As the magnetic characteristics of the magnetic material when 795.8 kA/m is applied, the coercive force (Hc) is preferably 1.6 to 12.0 kA/m. The magnetization strength (σs) is preferably 50 to 200 Am/kg, more preferably it is 50 to 100 Am/kg. On the other hand, the residual magnetization (σr) is preferably 2 to 20 Am/kg.

The content of the magnetic material in the toner base particles is preferably in the range of 35 to 50 mass %, more preferably it is in the range of 40 to 50 mass %, based on the total mass of the toner base particles. When the content of the magnetic material is within the above range, the magnetic attraction with the magnet roll in the developing sleeve becomes appropriate.
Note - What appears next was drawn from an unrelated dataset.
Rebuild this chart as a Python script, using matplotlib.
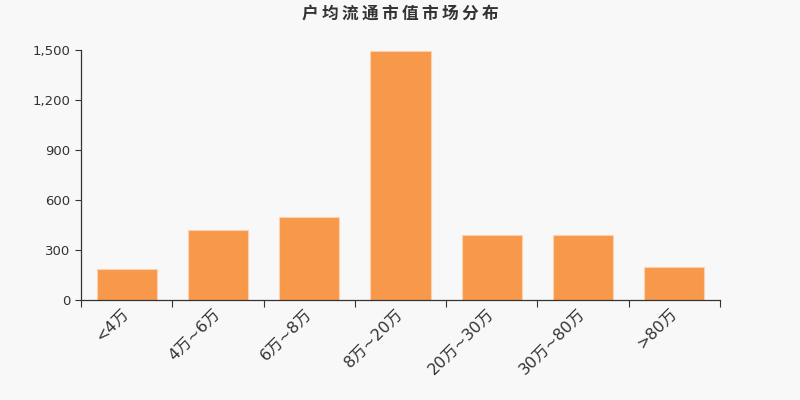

The content of the magnetic material in the toner base particles may be measured using a thermal analyzer TGA Q5000IR manufactured by PerkinElmer Co., Ltd. The measuring method is to heat the magnetic toner from room temperature to 900° C. at a heating rate of 25° C./min in a nitrogen atmosphere, and set the weight loss mass at 100 to 750° C. as the mass of the component excluding the magnetic material from the magnetic toner, and the residual mass is made to be a mass of the magnetic material.

The magnetic material may be produced, for example, by the following method. Add an equivalent amount or more of an alkali such as sodium hydroxide to the iron component to the ferrous salt aqueous solution to prepare an aqueous solution containing ferrous hydroxide. Air is blown while maintaining the pH of the prepared aqueous solution at 7 or more, and the oxidation reaction of ferrous hydroxide is carried out while heating the aqueous solution to 70° C. or higher to generate seed crystals which are the cores of magnetic iron oxide.

Next, an aqueous solution containing about 1 equivalent of ferrous sulfate is added to the slurry liquid containing the seed crystals based on the amount of the alkali added in advance. The pH of the mixed solution is maintained at 5 to 10, and the reaction of ferrous hydroxide is promoted while blowing air to grow magnetic iron oxide around the seed crystal. At this time, the shape and magnetic characteristics of the magnetic material may be controlled by selecting an arbitrary pH, reaction temperature, and stirring conditions. As the oxidation reaction progresses, the pH of the mixed solution shifts to the acidic side, but the pH of the mixed solution is preferably 5 or more. A magnetic material may be obtained by filtering, washing and drying the obtained mixed solution by a conventional method. Further, the magnetic material may be subjected to a known surface treatment if necessary.

<1.1.2 Binder Resin>

The electrostatic charge image developing toner of the present invention is characterized in that the binder resin in the toner base particles contains a crystalline resin. By including the crystalline resin in the binder resin in the toner base particles, the low-temperature fixability may be improved.